* _Directions_:
Repeat each line of the material below exactly as it appears, minus any pictures.

* _Source material_:
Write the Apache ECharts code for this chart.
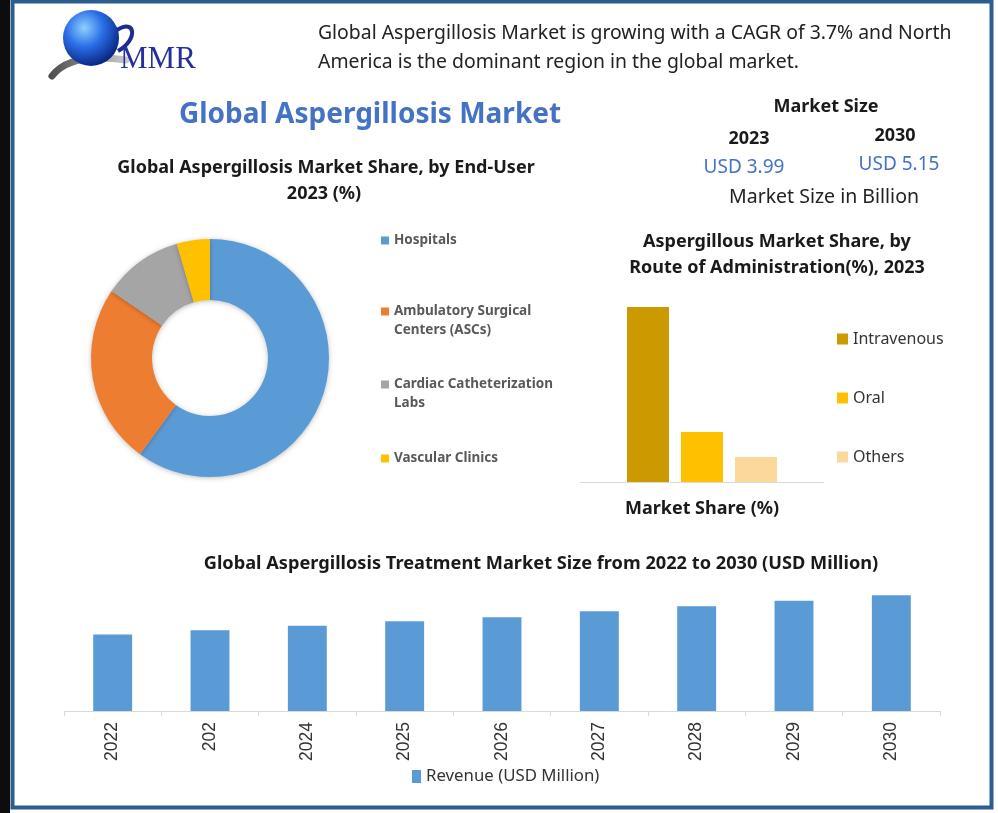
<!DOCTYPE html>
<html>
<head>
<meta charset="utf-8">
<script src="https://cdn.jsdelivr.net/npm/echarts@6/dist/echarts.min.js"></script>
<style>
html, body { margin: 0; padding: 0; background: #fff; }
#main { width: 998px; height: 813px; }
</style>
</head>
<body>
<div id="main"></div>
<script>
// 数据
var endUserNames = ['Hospitals', 'Ambulatory Surgical\nCenters (ASCs)', 'Cardiac Catheterization\nLabs', 'Vascular Clinics'];
var endUserShares = [60, 24.5, 11, 4.5];
var endUserColors = ['#5B9BD5', '#ED7D31', '#A5A5A5', '#FFC000'];

var routeNames = ['Intravenous', 'Oral', 'Others'];
var routeShares = [70, 20, 10];
var routeColors = ['#CC9900', '#FFC000', '#FBD89C'];

var revenueYears = ['2022', '202', '2024', '2025', '2026', '2027', '2028', '2029', '2030'];
var revenueValues = [3844, 3990, 4137, 4283, 4417, 4620, 4790, 4969, 5150];

var sizeYears = ['2023', '2030'];
var sizeValues = ['USD 3.99', 'USD 5.15'];

var calibri = '"Noto Sans", "Open Sans", sans-serif';
var arial = '"Liberation Sans", Arial, sans-serif';

function txt(x, y, text, size, opt) {
    opt = opt || {};
    return {
        type: 'text', x: x, y: y, z: 10,
        style: {
            text: text,
            fontFamily: opt.family || calibri,
            fontSize: size,
            fontWeight: opt.weight || 'normal',
            fill: opt.color || '#1a1a1a',
            align: opt.align || 'center',
            verticalAlign: 'middle'
        }
    };
}

// 饼图图例, 每项单独放 (两行的在前面加空行, 让方块对齐第一行)
var pieLegendTops = [231, 283, 356, 449];
var pieLegends = endUserNames.map(function (n, i) {
    return {
        data: [n],
        orient: 'vertical',
        left: 381,
        top: pieLegendTops[i],
        icon: 'rect',
        itemWidth: 8,
        itemHeight: 8,
        itemGap: 0,
        padding: 0,
        selectedMode: false,
        formatter: function (name) {
            return name.indexOf('\n') >= 0 ? '\n' + name : name;
        },
        textStyle: {
            fontFamily: calibri,
            fontSize: 13.5,
            fontWeight: 'bold',
            color: '#595959',
            lineHeight: 19
        }
    };
});

var option = {
    backgroundColor: '#fff',
    animation: false,
    graphic: [
        // 外框
        { type: 'rect', shape: { x: 0, y: 0, width: 10, height: 813 }, style: { fill: '#0d0d0d' } },
        { type: 'rect', shape: { x: 12.5, y: 1.5, width: 979, height: 806 }, style: { fill: 'none', stroke: '#2C5D8F', lineWidth: 4 } },
        // logo
        { type: 'bezierCurve', shape: { x1: 52, y1: 76, x2: 126, y2: 60, cpx1: 70, cpy1: 52 },
          style: { fill: 'none', lineWidth: 7, lineCap: 'round',
                   stroke: { type: 'linear', x: 0, y: 0, x2: 1, y2: 0, colorStops: [{ offset: 0, color: '#4a4a4a' }, { offset: 1, color: '#cfcfcf' }] } } },
        { type: 'circle', shape: { cx: 91, cy: 38, r: 28 },
          style: { fill: { type: 'radial', x: 0.38, y: 0.32, r: 0.75, colorStops: [{ offset: 0, color: '#8fd0ff' }, { offset: 0.45, color: '#2a6ee8' }, { offset: 1, color: '#061a70' }] } } },
        { type: 'bezierCurve', shape: { x1: 117, y1: 30, x2: 118, y2: 51, cpx1: 136, cpy1: 18, cpx2: 138, cpy2: 40 },
          style: { fill: 'none', stroke: '#1d2a8f', lineWidth: 4 } },
        txt(120, 60, 'MMR', 31, { family: '"Liberation Serif", serif', color: '#26309a', align: 'left' }),
        // 头部文字
        txt(318, 33, 'Global Aspergillosis Market is growing with a CAGR of 3.7% and North', 19.4, { align: 'left', color: '#222' }),
        txt(318, 62, 'America is the dominant region in the global market.', 19.4, { align: 'left', color: '#222' }),
        txt(370, 115, 'Global Aspergillosis Market', 28, { color: '#4472C4', weight: 'bold' }),
        txt(326, 168, 'Global Aspergillosis Market Share, by End-User', 18, { weight: 'bold' }),
        txt(324, 194, '2023 (%)', 18, { weight: 'bold' }),
        txt(826, 107, 'Market Size', 18, { weight: 'bold' }),
        txt(749, 139, sizeYears[0], 18, { weight: 'bold' }),
        txt(895, 136, sizeYears[1], 18, { weight: 'bold' }),
        txt(744, 168, sizeValues[0], 19, { color: '#4472C4' }),
        txt(899, 165, sizeValues[1], 19, { color: '#4472C4' }),
        txt(824, 197, 'Market Size in Billion', 19.5, { color: '#222' }),
        txt(777, 242, 'Aspergillous Market Share, by', 18, { weight: 'bold' }),
        txt(777, 268, 'Route of Administration(%), 2023', 18, { weight: 'bold' }),
        txt(541, 564, 'Global Aspergillosis Treatment Market Size from 2022 to 2030 (USD Million)', 18.2, { weight: 'bold' })
    ],
    legend: pieLegends.concat([
        {
            data: routeNames,
            orient: 'vertical',
            left: 837,
            top: 331,
            icon: 'rect',
            itemWidth: 11,
            itemHeight: 11,
            itemGap: 43,
            padding: 0,
            selectedMode: false,
            textStyle: { fontFamily: calibri, fontSize: 16, color: '#333' }
        },
        {
            data: ['Revenue (USD Million)'],
            left: 412,
            top: 768,
            icon: 'rect',
            itemWidth: 9,
            itemHeight: 13,
            padding: 0,
            selectedMode: false,
            textStyle: { fontFamily: calibri, fontSize: 16.8, color: '#333' }
        }
    ]),
    grid: [
        { left: 580, width: 244, top: 307, height: 175 },
        { left: 64, right: 58, top: 580, bottom: 102 }
    ],
    xAxis: [
        {
            gridIndex: 0,
            type: 'category',
            data: ['Market Share (%)'],
            axisLine: { lineStyle: { color: '#d9d9d9', width: 1 } },
            axisTick: { show: false },
            axisLabel: { margin: 18, fontFamily: calibri, fontSize: 18, fontWeight: 'bold', color: '#1a1a1a' }
        },
        {
            gridIndex: 1,
            type: 'category',
            data: revenueYears,
            axisLine: { lineStyle: { color: '#d9d9d9', width: 1 } },
            axisTick: { show: true, length: 5, lineStyle: { color: '#d9d9d9' } },
            axisLabel: { rotate: 90, margin: 11, fontFamily: arial, fontSize: 17.5, color: '#333', interval: 0 }
        }
    ],
    yAxis: [
        { gridIndex: 0, type: 'value', min: 0, max: 70, show: false },
        { gridIndex: 1, type: 'value', min: 1300, max: 5660, show: false }
    ],
    series: routeNames.map(function (n, i) {
        return {
            name: n,
            type: 'bar',
            xAxisIndex: 0,
            yAxisIndex: 0,
            barWidth: 42,
            barGap: '28.6%',
            itemStyle: { color: routeColors[i] },
            data: [routeShares[i]]
        };
    }).concat([
        {
            name: 'Revenue (USD Million)',
            type: 'bar',
            xAxisIndex: 1,
            yAxisIndex: 1,
            barWidth: '40%',
            itemStyle: { color: '#5B9BD5' },
            data: revenueValues
        },
        {
            name: 'End-User',
            type: 'pie',
            center: [210, 358],
            radius: [58, 119],
            startAngle: 90,
            clockwise: true,
            label: { show: false },
            labelLine: { show: false },
            itemStyle: { shadowBlur: 5, shadowColor: 'rgba(0,0,0,0.25)', shadowOffsetY: 1 },
            emphasis: { disabled: true },
            data: endUserNames.map(function (n, i) {
                return { name: n, value: endUserShares[i], itemStyle: { color: endUserColors[i] } };
            })
        }
    ])
};

var chartMain = echarts.init(document.getElementById('main'));
chartMain.setOption(option);
</script>
</body>
</html>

* _Solution_:
Write the Apache ECharts code for this chart.
<!DOCTYPE html>
<html>
<head>
<meta charset="utf-8">
<script src="https://cdn.jsdelivr.net/npm/echarts@6/dist/echarts.min.js"></script>
<style>
html, body { margin: 0; padding: 0; background: #fff; }
#main { width: 998px; height: 813px; }
</style>
</head>
<body>
<div id="main"></div>
<script>
// 数据
var endUserNames = ['Hospitals', 'Ambulatory Surgical\nCenters (ASCs)', 'Cardiac Catheterization\nLabs', 'Vascular Clinics'];
var endUserShares = [60, 24.5, 11, 4.5];
var endUserColors = ['#5B9BD5', '#ED7D31', '#A5A5A5', '#FFC000'];

var routeNames = ['Intravenous', 'Oral', 'Others'];
var routeShares = [70, 20, 10];
var routeColors = ['#CC9900', '#FFC000', '#FBD89C'];

var revenueYears = ['2022', '202', '2024', '2025', '2026', '2027', '2028', '2029', '2030'];
var revenueValues = [3844, 3990, 4137, 4283, 4417, 4620, 4790, 4969, 5150];

var sizeYears = ['2023', '2030'];
var sizeValues = ['USD 3.99', 'USD 5.15'];

var calibri = '"Noto Sans", "Open Sans", sans-serif';
var arial = '"Liberation Sans", Arial, sans-serif';

function txt(x, y, text, size, opt) {
    opt = opt || {};
    return {
        type: 'text', x: x, y: y, z: 10,
        style: {
            text: text,
            fontFamily: opt.family || calibri,
            fontSize: size,
            fontWeight: opt.weight || 'normal',
            fill: opt.color || '#1a1a1a',
            align: opt.align || 'center',
            verticalAlign: 'middle'
        }
    };
}

// 饼图图例, 每项单独放 (两行的在前面加空行, 让方块对齐第一行)
var pieLegendTops = [231, 283, 356, 449];
var pieLegends = endUserNames.map(function (n, i) {
    return {
        data: [n],
        orient: 'vertical',
        left: 381,
        top: pieLegendTops[i],
        icon: 'rect',
        itemWidth: 8,
        itemHeight: 8,
        itemGap: 0,
        padding: 0,
        selectedMode: false,
        formatter: function (name) {
            return name.indexOf('\n') >= 0 ? '\n' + name : name;
        },
        textStyle: {
            fontFamily: calibri,
            fontSize: 13.5,
            fontWeight: 'bold',
            color: '#595959',
            lineHeight: 19
        }
    };
});

var option = {
    backgroundColor: '#fff',
    animation: false,
    graphic: [
        // 外框
        { type: 'rect', shape: { x: 0, y: 0, width: 10, height: 813 }, style: { fill: '#0d0d0d' } },
        { type: 'rect', shape: { x: 12.5, y: 1.5, width: 979, height: 806 }, style: { fill: 'none', stroke: '#2C5D8F', lineWidth: 4 } },
        // logo
        { type: 'bezierCurve', shape: { x1: 52, y1: 76, x2: 126, y2: 60, cpx1: 70, cpy1: 52 },
          style: { fill: 'none', lineWidth: 7, lineCap: 'round',
                   stroke: { type: 'linear', x: 0, y: 0, x2: 1, y2: 0, colorStops: [{ offset: 0, color: '#4a4a4a' }, { offset: 1, color: '#cfcfcf' }] } } },
        { type: 'circle', shape: { cx: 91, cy: 38, r: 28 },
          style: { fill: { type: 'radial', x: 0.38, y: 0.32, r: 0.75, colorStops: [{ offset: 0, color: '#8fd0ff' }, { offset: 0.45, color: '#2a6ee8' }, { offset: 1, color: '#061a70' }] } } },
        { type: 'bezierCurve', shape: { x1: 117, y1: 30, x2: 118, y2: 51, cpx1: 136, cpy1: 18, cpx2: 138, cpy2: 40 },
          style: { fill: 'none', stroke: '#1d2a8f', lineWidth: 4 } },
        txt(120, 60, 'MMR', 31, { family: '"Liberation Serif", serif', color: '#26309a', align: 'left' }),
        // 头部文字
        txt(318, 33, 'Global Aspergillosis Market is growing with a CAGR of 3.7% and North', 19.4, { align: 'left', color: '#222' }),
        txt(318, 62, 'America is the dominant region in the global market.', 19.4, { align: 'left', color: '#222' }),
        txt(370, 115, 'Global Aspergillosis Market', 28, { color: '#4472C4', weight: 'bold' }),
        txt(326, 168, 'Global Aspergillosis Market Share, by End-User', 18, { weight: 'bold' }),
        txt(324, 194, '2023 (%)', 18, { weight: 'bold' }),
        txt(826, 107, 'Market Size', 18, { weight: 'bold' }),
        txt(749, 139, sizeYears[0], 18, { weight: 'bold' }),
        txt(895, 136, sizeYears[1], 18, { weight: 'bold' }),
        txt(744, 168, sizeValues[0], 19, { color: '#4472C4' }),
        txt(899, 165, sizeValues[1], 19, { color: '#4472C4' }),
        txt(824, 197, 'Market Size in Billion', 19.5, { color: '#222' }),
        txt(777, 242, 'Aspergillous Market Share, by', 18, { weight: 'bold' }),
        txt(777, 268, 'Route of Administration(%), 2023', 18, { weight: 'bold' }),
        txt(541, 564, 'Global Aspergillosis Treatment Market Size from 2022 to 2030 (USD Million)', 18.2, { weight: 'bold' })
    ],
    legend: pieLegends.concat([
        {
            data: routeNames,
            orient: 'vertical',
            left: 837,
            top: 331,
            icon: 'rect',
            itemWidth: 11,
            itemHeight: 11,
            itemGap: 43,
            padding: 0,
            selectedMode: false,
            textStyle: { fontFamily: calibri, fontSize: 16, color: '#333' }
        },
        {
            data: ['Revenue (USD Million)'],
            left: 412,
            top: 768,
            icon: 'rect',
            itemWidth: 9,
            itemHeight: 13,
            padding: 0,
            selectedMode: false,
            textStyle: { fontFamily: calibri, fontSize: 16.8, color: '#333' }
        }
    ]),
    grid: [
        { left: 580, width: 244, top: 307, height: 175 },
        { left: 64, right: 58, top: 580, bottom: 102 }
    ],
    xAxis: [
        {
            gridIndex: 0,
            type: 'category',
            data: ['Market Share (%)'],
            axisLine: { lineStyle: { color: '#d9d9d9', width: 1 } },
            axisTick: { show: false },
            axisLabel: { margin: 18, fontFamily: calibri, fontSize: 18, fontWeight: 'bold', color: '#1a1a1a' }
        },
        {
            gridIndex: 1,
            type: 'category',
            data: revenueYears,
            axisLine: { lineStyle: { color: '#d9d9d9', width: 1 } },
            axisTick: { show: true, length: 5, lineStyle: { color: '#d9d9d9' } },
            axisLabel: { rotate: 90, margin: 11, fontFamily: arial, fontSize: 17.5, color: '#333', interval: 0 }
        }
    ],
    yAxis: [
        { gridIndex: 0, type: 'value', min: 0, max: 70, show: false },
        { gridIndex: 1, type: 'value', min: 1300, max: 5660, show: false }
    ],
    series: routeNames.map(function (n, i) {
        return {
            name: n,
            type: 'bar',
            xAxisIndex: 0,
            yAxisIndex: 0,
            barWidth: 42,
            barGap: '28.6%',
            itemStyle: { color: routeColors[i] },
            data: [routeShares[i]]
        };
    }).concat([
        {
            name: 'Revenue (USD Million)',
            type: 'bar',
            xAxisIndex: 1,
            yAxisIndex: 1,
            barWidth: '40%',
            itemStyle: { color: '#5B9BD5' },
            data: revenueValues
        },
        {
            name: 'End-User',
            type: 'pie',
            center: [210, 358],
            radius: [58, 119],
            startAngle: 90,
            clockwise: true,
            label: { show: false },
            labelLine: { show: false },
            itemStyle: { shadowBlur: 5, shadowColor: 'rgba(0,0,0,0.25)', shadowOffsetY: 1 },
            emphasis: { disabled: true },
            data: endUserNames.map(function (n, i) {
                return { name: n, value: endUserShares[i], itemStyle: { color: endUserColors[i] } };
            })
        }
    ])
};

var chartMain = echarts.init(document.getElementById('main'));
chartMain.setOption(option);
</script>
</body>
</html>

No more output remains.